> **DATA TO PROCESS**
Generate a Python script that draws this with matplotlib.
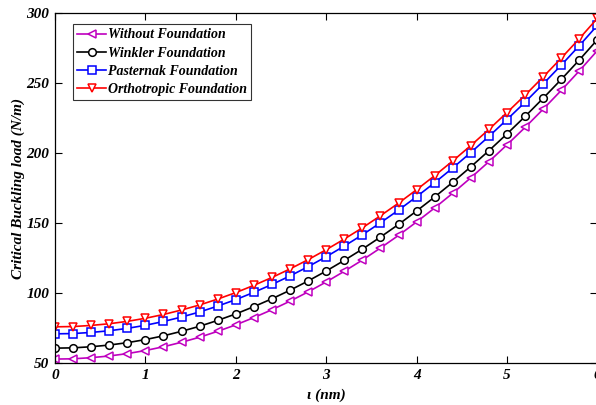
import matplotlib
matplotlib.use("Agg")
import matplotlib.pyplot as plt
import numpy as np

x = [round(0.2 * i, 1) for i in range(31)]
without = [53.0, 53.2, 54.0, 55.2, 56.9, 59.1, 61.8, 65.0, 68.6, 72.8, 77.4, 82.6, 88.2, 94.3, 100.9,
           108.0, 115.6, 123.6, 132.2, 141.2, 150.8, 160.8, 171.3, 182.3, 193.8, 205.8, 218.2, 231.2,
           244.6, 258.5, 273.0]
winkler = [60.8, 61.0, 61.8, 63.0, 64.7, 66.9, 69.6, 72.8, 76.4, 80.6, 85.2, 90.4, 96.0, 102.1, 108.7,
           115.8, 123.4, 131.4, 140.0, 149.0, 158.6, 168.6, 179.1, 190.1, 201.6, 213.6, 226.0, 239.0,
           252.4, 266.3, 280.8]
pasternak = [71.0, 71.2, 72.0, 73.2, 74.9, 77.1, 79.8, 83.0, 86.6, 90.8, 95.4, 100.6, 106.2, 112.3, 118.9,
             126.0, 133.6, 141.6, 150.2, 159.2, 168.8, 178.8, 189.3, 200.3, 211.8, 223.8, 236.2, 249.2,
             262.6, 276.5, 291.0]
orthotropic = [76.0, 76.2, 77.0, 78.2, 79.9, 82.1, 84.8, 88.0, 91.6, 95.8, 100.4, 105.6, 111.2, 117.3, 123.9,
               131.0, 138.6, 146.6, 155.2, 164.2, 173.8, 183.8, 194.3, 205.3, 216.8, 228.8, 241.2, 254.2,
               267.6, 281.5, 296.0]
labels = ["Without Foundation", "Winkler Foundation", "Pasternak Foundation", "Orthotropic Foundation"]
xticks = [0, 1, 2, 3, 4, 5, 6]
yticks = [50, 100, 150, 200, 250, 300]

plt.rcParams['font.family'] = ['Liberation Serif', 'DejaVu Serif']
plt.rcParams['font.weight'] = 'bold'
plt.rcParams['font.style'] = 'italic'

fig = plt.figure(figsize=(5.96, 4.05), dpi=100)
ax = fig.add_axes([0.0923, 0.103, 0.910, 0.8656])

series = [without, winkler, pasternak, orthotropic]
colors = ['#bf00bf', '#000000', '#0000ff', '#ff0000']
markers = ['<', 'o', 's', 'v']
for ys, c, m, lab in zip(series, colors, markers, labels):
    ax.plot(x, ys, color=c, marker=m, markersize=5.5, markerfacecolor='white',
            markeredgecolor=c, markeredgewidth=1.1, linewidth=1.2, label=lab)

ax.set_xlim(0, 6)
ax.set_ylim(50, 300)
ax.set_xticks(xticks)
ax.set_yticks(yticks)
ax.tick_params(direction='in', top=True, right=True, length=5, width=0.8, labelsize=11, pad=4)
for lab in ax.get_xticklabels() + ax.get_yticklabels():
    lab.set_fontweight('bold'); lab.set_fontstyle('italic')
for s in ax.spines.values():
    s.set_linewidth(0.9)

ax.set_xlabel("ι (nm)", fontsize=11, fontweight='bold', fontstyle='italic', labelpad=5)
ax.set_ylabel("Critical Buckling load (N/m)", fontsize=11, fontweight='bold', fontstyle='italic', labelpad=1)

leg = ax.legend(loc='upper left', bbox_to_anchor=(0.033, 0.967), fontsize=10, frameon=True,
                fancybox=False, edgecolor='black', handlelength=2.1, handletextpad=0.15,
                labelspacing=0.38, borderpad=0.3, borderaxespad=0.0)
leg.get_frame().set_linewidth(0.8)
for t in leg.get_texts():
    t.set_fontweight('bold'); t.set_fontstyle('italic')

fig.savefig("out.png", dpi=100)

==

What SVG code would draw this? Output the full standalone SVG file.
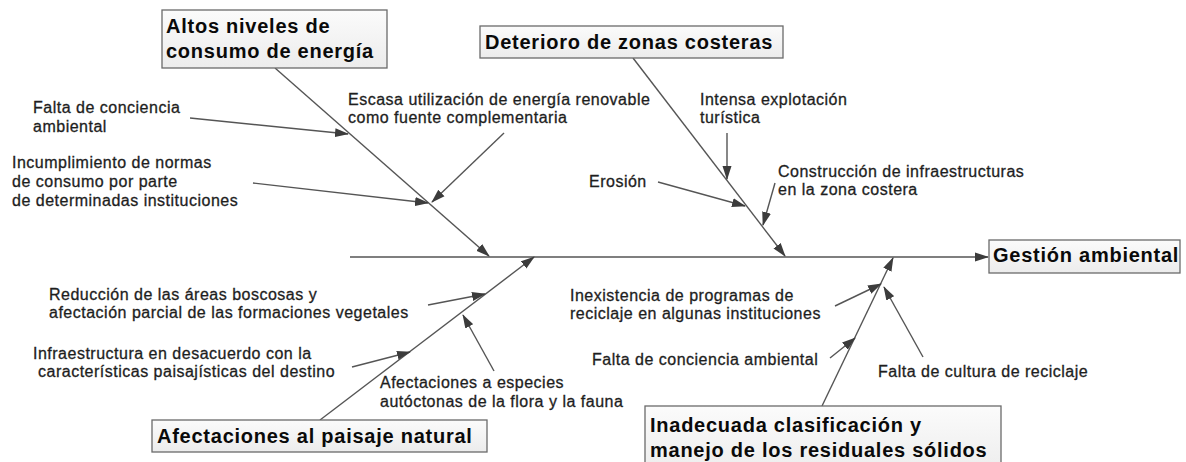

...

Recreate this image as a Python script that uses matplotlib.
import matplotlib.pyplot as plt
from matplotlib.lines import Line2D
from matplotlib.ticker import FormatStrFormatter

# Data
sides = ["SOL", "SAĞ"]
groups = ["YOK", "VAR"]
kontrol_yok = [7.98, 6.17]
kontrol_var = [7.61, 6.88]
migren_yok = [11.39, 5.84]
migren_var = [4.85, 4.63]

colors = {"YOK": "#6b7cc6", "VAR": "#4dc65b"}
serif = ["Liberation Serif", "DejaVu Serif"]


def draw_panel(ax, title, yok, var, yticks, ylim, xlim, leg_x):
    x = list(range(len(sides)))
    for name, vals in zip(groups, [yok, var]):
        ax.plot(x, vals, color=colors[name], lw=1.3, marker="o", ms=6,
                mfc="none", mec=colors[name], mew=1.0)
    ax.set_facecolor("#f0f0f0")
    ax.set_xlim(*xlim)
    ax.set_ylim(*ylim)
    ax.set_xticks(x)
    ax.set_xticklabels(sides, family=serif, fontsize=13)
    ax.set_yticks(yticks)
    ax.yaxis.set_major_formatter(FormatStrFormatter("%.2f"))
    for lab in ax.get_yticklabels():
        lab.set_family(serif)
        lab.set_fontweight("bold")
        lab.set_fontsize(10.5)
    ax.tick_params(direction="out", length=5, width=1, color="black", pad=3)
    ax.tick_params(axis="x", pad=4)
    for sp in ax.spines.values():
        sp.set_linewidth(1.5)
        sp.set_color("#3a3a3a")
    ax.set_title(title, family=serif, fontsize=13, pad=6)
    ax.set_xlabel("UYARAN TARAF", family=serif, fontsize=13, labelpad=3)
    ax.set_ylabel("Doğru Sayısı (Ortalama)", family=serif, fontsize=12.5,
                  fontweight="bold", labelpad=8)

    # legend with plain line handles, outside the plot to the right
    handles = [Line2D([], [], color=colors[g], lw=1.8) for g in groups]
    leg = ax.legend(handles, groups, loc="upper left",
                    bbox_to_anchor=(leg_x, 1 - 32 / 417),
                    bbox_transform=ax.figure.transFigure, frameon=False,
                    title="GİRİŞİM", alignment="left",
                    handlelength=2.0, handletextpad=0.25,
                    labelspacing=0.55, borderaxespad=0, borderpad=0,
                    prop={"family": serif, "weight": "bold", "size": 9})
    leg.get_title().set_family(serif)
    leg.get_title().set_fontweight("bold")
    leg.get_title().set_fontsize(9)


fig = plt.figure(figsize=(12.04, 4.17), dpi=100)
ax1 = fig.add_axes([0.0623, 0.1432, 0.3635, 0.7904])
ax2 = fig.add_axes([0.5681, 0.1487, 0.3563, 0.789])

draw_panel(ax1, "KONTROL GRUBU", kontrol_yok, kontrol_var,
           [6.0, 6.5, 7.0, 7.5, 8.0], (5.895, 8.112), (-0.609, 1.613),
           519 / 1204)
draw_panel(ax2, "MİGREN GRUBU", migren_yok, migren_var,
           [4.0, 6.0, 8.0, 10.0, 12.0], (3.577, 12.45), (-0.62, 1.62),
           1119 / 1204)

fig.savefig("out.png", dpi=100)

> **WHAT THE EXERCISE ASKS**
Leave out the pictures and give again exactly the lines from the one with "Generate a Python" through the one with "import numpy as np", and no others.

> **OUTPUT FOR THIS TASK**
Generate a Python script that draws this with matplotlib.
import matplotlib
matplotlib.use("Agg")
import matplotlib.pyplot as plt
import numpy as np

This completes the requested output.